I più tirano i meno

A un anno dalle ultime elezioni politiche, la stampa ha riportato le dichiarazioni trionfalistiche dei vincitori e quelle critiche dell’opposizione. A metterle a confronto c’è da chiedersi chi dei due abbia perso il senno, tanto sono in contrasto tra loro; sembra che parlino di due pianeti diversi.

Credo sia inutile commentarle; d’altronde i lettori già sanno, probabilmente, come la penso.

Vorrei però tornare sui risultati in sé delle elezioni, perché sono stati davvero particolari e significativi. Storici, nel senso peggiore di questo termine.

C’è stata la minor affluenza alle urne di sempre (meno del 64%) e, con l’aiuto della peggior legge elettorale di sempre, una minoranza di centro (?) destra ha ottenuto la maggioranza assoluta dei seggi parlamentari. Sì, minoranza, perché il raggruppamento vincente non ha raggiunto la metà più uno dei suffragi; ne ha ottenuto il 43% che, rapportato a quel 64% di votanti, diventa uno scarso 28% del corpo elettorale; o, come direbbe la Meloni, degli italiani. Se questo, in base alla legge elettorale, gli dà il diritto di governare, non lo autorizza a parlare in nome della maggioranza degli italiani che, probabilmente, la pensa in modo diverso.

Questa strana situazione, in parte dovuta alla brutta legge elettorale, in parte alla scarsa combattività del centro sinistra, mi ha riportato alla mente una poesia di Giuseppe Giusti, poeta patriota e libertario della prima metà dell’ottocento. Tutti ricordano la sua “Sant’Ambrogio”, in cui racconta come, nell’antica chiesa di Milano, realizzò che i soldati mandati a tenere sotto il giogo austriaco quella parte d’Italia erano, in fondo, esseri umani e vittime, essi stessi, dell’oppressione.
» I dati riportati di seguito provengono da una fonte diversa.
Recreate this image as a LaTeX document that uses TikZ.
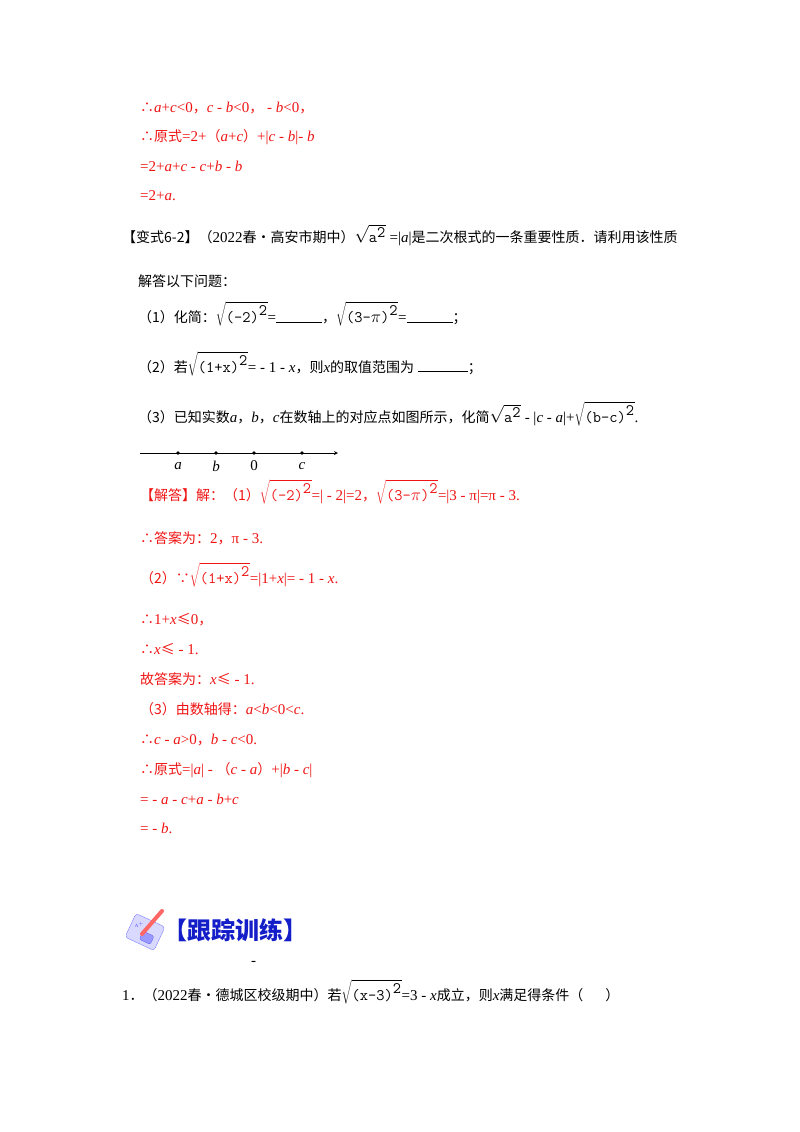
\documentclass[tikz,border=0pt]{standalone}
\usepackage{fontspec}
\setmainfont{Liberation Serif}
\newfontfamily\cjk{Noto Sans CJK SC}
\newcommand{\zh}[1]{{\cjk\fontsize{14}{16}\selectfont #1}}
\newcommand{\rt}[1]{{\fontsize{16}{18}\selectfont$\sqrt{\texttt{#1}^{\texttt{2}}}$}}
\newcommand{\vi}[1]{\textit{#1}}
\definecolor{rd}{RGB}{240,20,20}
\definecolor{bl}{RGB}{20,30,200}
\begin{document}
\begin{tikzpicture}[x=1pt,y=-1pt,
  t/.style={anchor=base west,inner sep=0pt,font=\fontsize{15}{17}\selectfont},
  r/.style={t,text=rd}]
\useasboundingbox[fill=white] (0,0) rectangle (800,1132);
\node[r] (l1) at (140,112) {\zh{∴}\vi{a}+\vi{c}<0\zh{，}\vi{c} - \vi{b}<0\zh{，} - \vi{b}<0\zh{，}};
\node[r] (l2) at (140,141) {\zh{∴原式}=2+\zh{（}\vi{a}+\vi{c}\zh{）}+|\vi{c} - \vi{b}|- \vi{b}};
\node[r] (l3) at (140,171) {=2+\vi{a}+\vi{c} - \vi{c}+\vi{b} - \vi{b}};
\node[r] (l4) at (140,200) {=2+\vi{a}.};
\node[t] (h) at (122,242) {\zh{【变式6-2】（}2022\zh{春•高安市期中）}\rt{a} =|\vi{a}|\zh{是二次根式的一条重要性质．请利用该性质}};
\node[t] (q0) at (138,286) {\zh{解答以下问题：}};
\node[t] (q1) at (138,322) {\zh{（1）化简：}\rt{(-2)}=\rule{46pt}{0.5pt}\zh{，}\rt{(3-$\pi$)}=\rule{46pt}{0.5pt}\zh{；}};
\node[t] (q2) at (138,372) {\zh{（2）若}\rt{(1+x)}= - 1 - \vi{x}\zh{，则}\vi{x}\zh{的取值范围为} \rule{50pt}{0.8pt}\zh{；}};
\node[t] (q3) at (138,422) {\zh{（3）已知实数}\vi{a}\zh{，}\vi{b}\zh{，}\vi{c}\zh{在数轴上的对应点如图所示，化简}\rt{a} - |\vi{c} - \vi{a}|+\rt{(b-c)}.};
\coordinate (ns) at (140,453); \coordinate (ne) at (338,453);
\draw[line width=0.8pt,-stealth] (ns) -- (ne);
\foreach \n/\xx/\lab in {pa/178/\vi{a},pb/216/\vi{b},p0/254/0,pc/302/\vi{c}}{
  \fill (\xx,453) circle (1.8pt);
  \node[font=\fontsize{15}{17}\selectfont] (\n) at (\xx,466) {\lab};}
\node[r] (s1) at (140,500) {\zh{【解答】解：（1）}\rt{(-2)}=| - 2|=2\zh{，}\rt{(3-$\pi$)}=|3 - π|=π - 3.};
\node[r] (s2) at (140,543) {\zh{∴答案为：}2\zh{，}π - 3.};
\node[r] (s3) at (140,583) {\zh{（2）∵}\rt{(1+x)}=|1+\vi{x}|= - 1 - \vi{x}.};
\node[r] (s4) at (140,624) {\zh{∴}1+\vi{x}\zh{≤}0\zh{，}};
\node[r] (s5) at (140,654) {\zh{∴}\vi{x}\zh{≤} - 1.};
\node[r] (s6) at (140,684) {\zh{故答案为：}\vi{x}\zh{≤} - 1.};
\node[r] (s7) at (140,714) {\zh{（3）由数轴得：}\vi{a}<\vi{b}<0<\vi{c}.};
\node[r] (s8) at (140,744) {\zh{∴}\vi{c} - \vi{a}>0\zh{，}\vi{b} - \vi{c}<0.};
\node[r] (s9) at (140,774) {\zh{∴原式}=|\vi{a}| - \zh{（}\vi{c} - \vi{a}\zh{）}+|\vi{b} - \vi{c}|};
\node[r] (s10) at (140,804) {= - \vi{a} - \vi{c}+\vi{a} - \vi{b}+\vi{c}};
\node[r] (s11) at (140,833) {= - \vi{b}.};
% icon
\begin{scope}[shift={(145,932)},rotate=-25]
\draw[fill=blue!15,draw=blue!50,rounded corners=3pt] (-16,-13) rectangle (16,13);
\draw[fill=blue!40,draw=blue!60,rounded corners=2pt] (-2,0) rectangle (10,9);
\node[font=\tiny,text=blue!70] (ic) at (-8,-4) {A$^+$};
\end{scope}
\draw[line width=4pt,draw=red!60,line cap=round] (162,911) -- (142,934);
\node[anchor=west,inner sep=0pt,text=bl,font=\cjk\bfseries\fontsize{24}{26}\selectfont] (tt) at (163,930) {【跟踪训练】};
\node[t] (dash) at (251,965) {-};
\node[t] (p1) at (122,1000) {1\zh{．（}2022\zh{春•德城区校级期中）若}\rt{(x-3)}=3 - \vi{x}\zh{成立，则}\vi{x}\zh{满足得条件（}\hspace{22pt}\zh{）}};
\end{tikzpicture}
\end{document}
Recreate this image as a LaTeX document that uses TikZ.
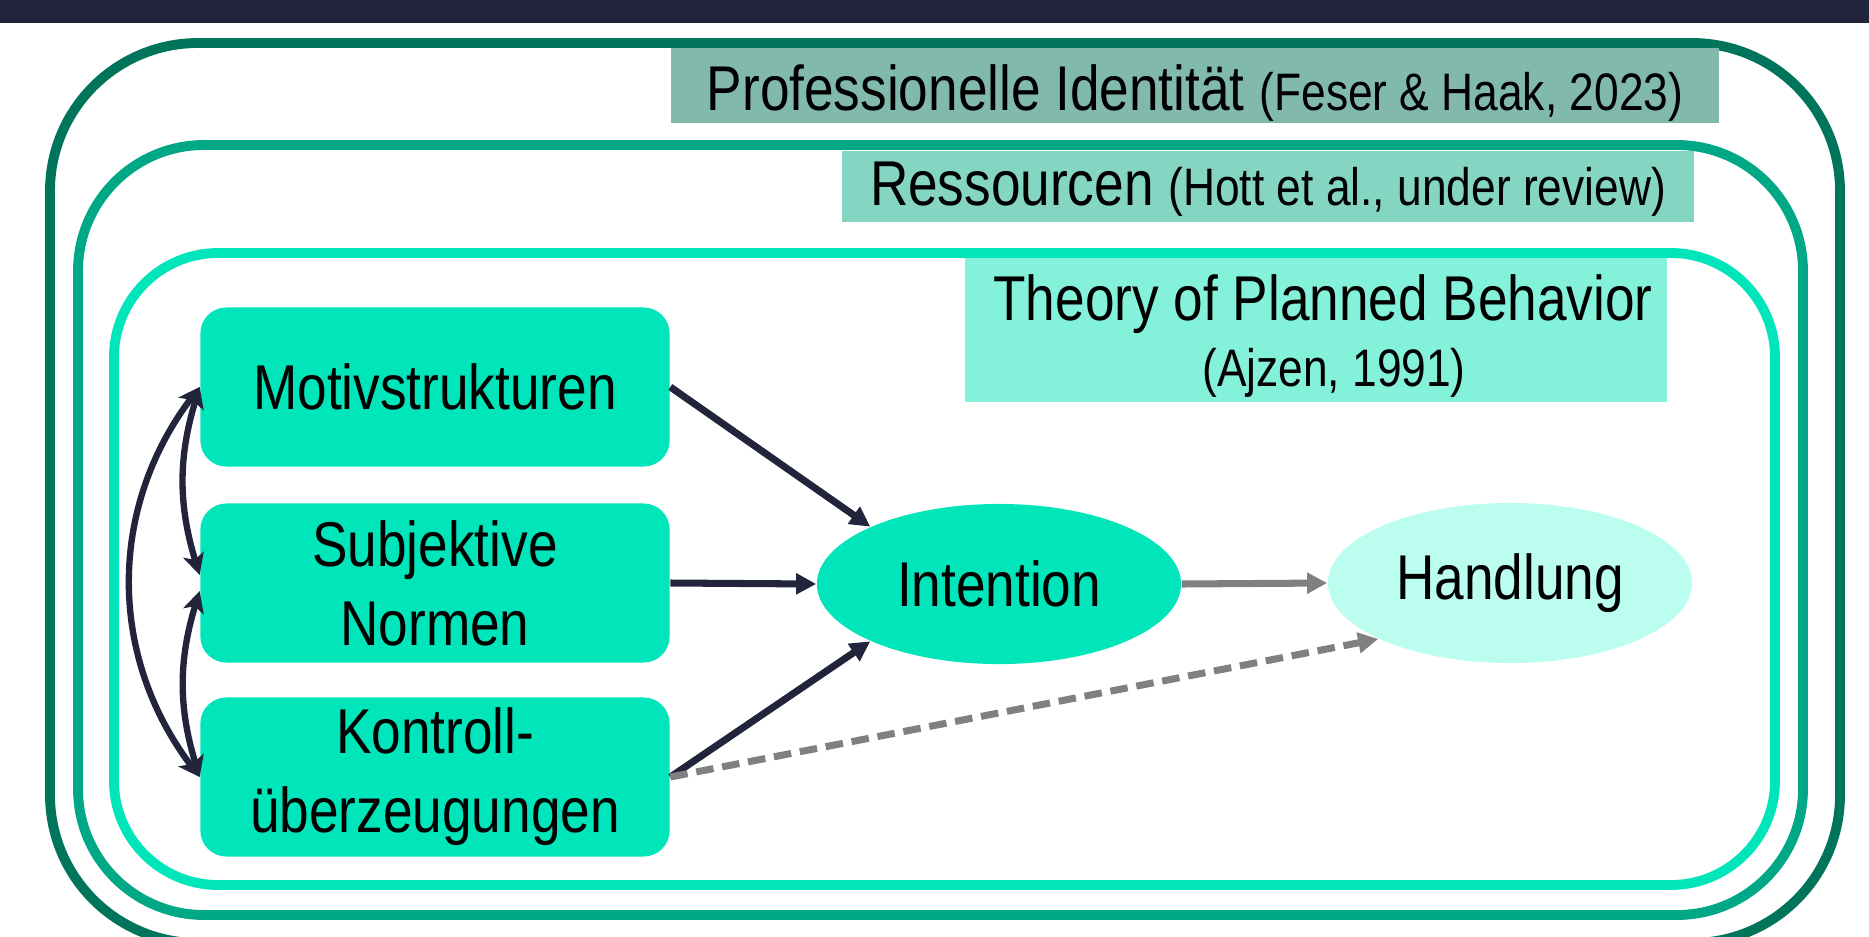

Come rendersi conto, nei tempi di oggi, che i soldati russi, mandati a morire in Ucraina, sono le prime vittime della prepotenza dispotica di Putin. Un’intuizione umanissima, che dovremmo sempre ricordare.

Questa è meno nota, ma non meno interessante. Comunque, eccola:

Che i più tirano i meno è verità,

Posto che sia nei più senno e virtù;

Ma i meno, caro mio, tirano i più,

Se i più trattiene inerzia o asinità.

Quando un intero popolo ti dà

Sostegno di parole e nulla più,

Non impedisce che ti butti giù

Di pochi impronti la temerità.

Fingi che quattro mi bastonin qui,

E lì ci sien dugento a dire: ohibò!

Senza scrollarsi o muoversi di lì 

E poi sappimi dir come starò

Con quattro indiavolati a far di sì,

Con dugento citrulli a dir di no.

Che siamo governati da una minoranza emerge anche dalla recente discussione sul salario minimo. Il 70% degli italiani è a favore, ma la minoranza al governo non lo vuole. Come nella poesia, la spunta di nuovo la minoranza, che è più decisa e coesa. D’altronde ora il problema è come imprigionare i migranti, di salario minimo non se ne parla più.

Ed è una minoranza bugiarda, che solleva obiezioni inesistenti sul salario minimo, già sperimentato ed applicato con successo in tanti Paesi d’Europa e del mondo. Ma tant’è, la spunta lo stesso.

E questo vale anche per i diritti dei figli delle coppie omo genitoriali, e per chissà quanti altri temi.

Il guaio è che in mezzo ci siamo noi, presi a bastonate dalla minoranza, mentre la maggioranza sa solo dire “ohibò!”

Ma quando si decideranno a svegliarsi, quei “dugento citrulli” che sono maggioranza nel Paese?